Super funds had a strong September with the median growth fund (61 to 80% in growth assets) up 1.2% for the month. That propelled the return over the first nine months of CY24 to an impressive 8.6%. Given the strength of share markets this year, higher risk categories have fared even better so far.
Chant West Senior Investment Research Manager, Mano Mohankumar, says that with 25% and 30% allocated to Australian shares and international shares, respectively, those asset classes remain the primary drivers of growth fund performance. “In September, share markets globally benefitted from the US Federal Reserve officially cutting interest rates for the first time since March 2020, with more to come. While a reduction was largely already priced into markets, the 50-basis point cut was larger than usual. Markets were also boosted by China announcing a raft of stimulus measures to lift economic growth and support its struggling property market.
“Over the month, Australian shares returned an impressive 3.1%. Developed international shares were up 1.5% in hedged terms, but the appreciation of the Australian dollar (up from US$0.68 to US$0.69) turned that into a small loss of 0.5% in unhedged terms. Super funds on average have about 70% of their international shares exposure unhedged. Emerging markets shares outperformed developed markets returning 4.3%, led by China. Bond markets were also up over the month with Australian and international bonds returning 0.3% and 1.1%, respectively, as bond yields fell,” says Mohankumar.

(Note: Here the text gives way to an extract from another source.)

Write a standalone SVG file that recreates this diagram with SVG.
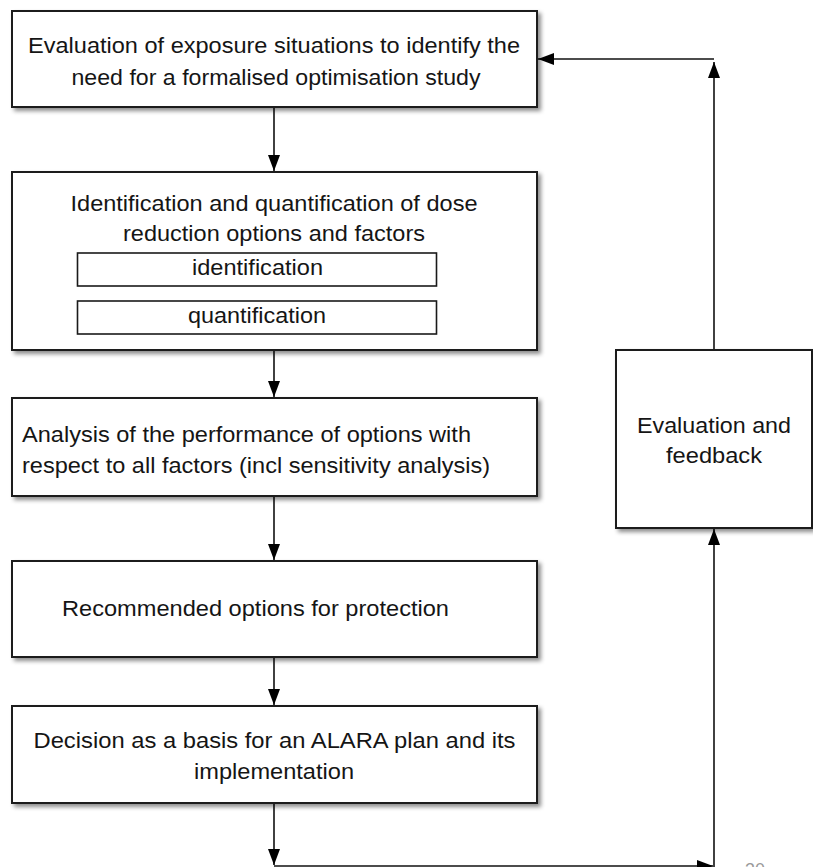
<svg xmlns="http://www.w3.org/2000/svg" width="813" height="867" viewBox="0 0 813 867">
  <defs>
    <filter id="shadow" x="-5%" y="-5%" width="115%" height="120%">
      <feDropShadow dx="3" dy="3" stdDeviation="2" flood-color="#000" flood-opacity="0.45"/>
    </filter>
    <marker id="arrow" viewBox="0 0 16 12" refX="16" refY="6" markerWidth="16" markerHeight="12" markerUnits="userSpaceOnUse" orient="auto">
      <path d="M0,0 L16,6 L0,12 Z" fill="#000"/>
    </marker>
  </defs>
  <style>
    .box { fill: #fff; stroke: #1a1a1a; stroke-width: 2; }
    .sub { fill: #fff; stroke: #1a1a1a; stroke-width: 1.6; }
    .lbl { font-family: "Liberation Sans", Arial, sans-serif; font-size: 22.5px; fill: #151515; }
    .mid { text-anchor: middle; }
    .conn { fill: none; stroke: #111; stroke-width: 1.6; }
    .page { font-family: "Liberation Sans", Arial, sans-serif; font-size: 18px; fill: #9a9a9a; }
  </style>

  <rect width="813" height="867" fill="#fff"/>

  <!-- connectors -->
  <g id="connectors">
    <line class="conn" x1="274" y1="107" x2="274" y2="171" marker-end="url(#arrow)"/>
    <line class="conn" x1="274" y1="350" x2="274" y2="397" marker-end="url(#arrow)"/>
    <line class="conn" x1="274" y1="496" x2="274" y2="560" marker-end="url(#arrow)"/>
    <line class="conn" x1="274" y1="657" x2="274" y2="705" marker-end="url(#arrow)"/>
    <line class="conn" x1="274" y1="803" x2="274" y2="865" marker-end="url(#arrow)"/>
    <line class="conn" x1="274" y1="866" x2="713" y2="866" marker-end="url(#arrow)"/>
    <line class="conn" x1="714" y1="867" x2="714" y2="529" marker-end="url(#arrow)"/>
    <line class="conn" x1="714" y1="350" x2="714" y2="62" marker-end="url(#arrow)"/>
    <line class="conn" x1="714" y1="59" x2="538" y2="59" marker-end="url(#arrow)"/>
  </g>

  <!-- step 1 -->
  <g id="evaluation-of-exposure">
    <rect class="box" x="12" y="11" width="525" height="96" filter="url(#shadow)"/>
    <text class="lbl mid" x="274" y="53" textLength="492" lengthAdjust="spacingAndGlyphs">Evaluation of exposure situations to identify the</text>
    <text class="lbl mid" x="276" y="85" textLength="409" lengthAdjust="spacingAndGlyphs">need for a formalised optimisation study</text>
  </g>

  <!-- step 2 -->
  <g id="identification-quantification">
    <rect class="box" x="12" y="172" width="525" height="178" filter="url(#shadow)"/>
    <text class="lbl mid" x="274" y="211" textLength="407" lengthAdjust="spacingAndGlyphs">Identification and quantification of dose</text>
    <text class="lbl mid" x="274" y="241" textLength="302" lengthAdjust="spacingAndGlyphs">reduction options and factors</text>
    <g id="identification">
      <rect class="sub" x="77.5" y="253" width="359" height="33"/>
      <text class="lbl mid" x="257.5" y="275" textLength="131" lengthAdjust="spacingAndGlyphs">identification</text>
    </g>
    <g id="quantification">
      <rect class="sub" x="77.5" y="301" width="359" height="33"/>
      <text class="lbl mid" x="257" y="323" textLength="138" lengthAdjust="spacingAndGlyphs">quantification</text>
    </g>
  </g>

  <!-- step 3 -->
  <g id="analysis-of-performance">
    <rect class="box" x="12" y="398" width="525" height="98" filter="url(#shadow)"/>
    <text class="lbl" x="22" y="442" textLength="449" lengthAdjust="spacingAndGlyphs">Analysis of the performance of options with</text>
    <text class="lbl" x="22" y="473" textLength="468" lengthAdjust="spacingAndGlyphs">respect to all factors (incl sensitivity analysis)</text>
  </g>

  <!-- step 4 -->
  <g id="recommended-options">
    <rect class="box" x="12" y="561" width="525" height="96" filter="url(#shadow)"/>
    <text class="lbl" x="62" y="616" textLength="387" lengthAdjust="spacingAndGlyphs">Recommended options for protection</text>
  </g>

  <!-- step 5 -->
  <g id="decision">
    <rect class="box" x="12" y="706" width="525" height="97" filter="url(#shadow)"/>
    <text class="lbl mid" x="274.5" y="748" textLength="482" lengthAdjust="spacingAndGlyphs">Decision as a basis for an ALARA plan and its</text>
    <text class="lbl mid" x="274" y="779" textLength="160" lengthAdjust="spacingAndGlyphs">implementation</text>
  </g>

  <!-- feedback loop -->
  <g id="evaluation-feedback">
    <rect class="box" x="616" y="350" width="196" height="178" filter="url(#shadow)"/>
    <text class="lbl mid" x="714" y="433" textLength="154" lengthAdjust="spacingAndGlyphs">Evaluation and</text>
    <text class="lbl mid" x="714" y="463" textLength="96" lengthAdjust="spacingAndGlyphs">feedback</text>
  </g>

  <!-- page number -->
  <text class="page" x="745" y="876">30</text>
</svg>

The table below compares the median performance to the end of September 2024 for each of the traditional diversified risk categories in Chant West’s Super Fund Performance Survey, ranging from All Growth to Conservative. All risk categories have generally met their typical long-term return objectives, which generally range from CPI + 1.5% for Conservative funds to CPI + 4.25% for All Growth.
Long-term performance remains above target
MySuper products have been operating for just under 11 years, so when considering performance, Mohankumar says it’s important to remember that super is a much longer-term proposition.
“Since the introduction of compulsory super in July 1992, the median growth fund has returned 8% p.a. The annual CPI increase over the same period is 2.7%, giving a real return of 5.3% p.a. – well above the typical 3.5% target. Even looking at the past 20 years, which includes three major share market downturns – the GFC in 2007-2009, COVID-19 in 2020, and the high inflation and rising interest rates in 2022 – super funds have returned 7.4% p.a., which is still comfortably ahead of the typical objective.”
The chart below shows that for most of the time, the median growth fund has exceeded its return objective over rolling 10-year periods, which is a commonly used timeframe consistent with the long-term focus of super. The exceptions are two periods between mid-2008 and late-2017, when it fell behind. This is because of the devastating impact of the 16-month GFC period (end-October 2007 to end-February 2009) during which growth funds lost about 26% on average.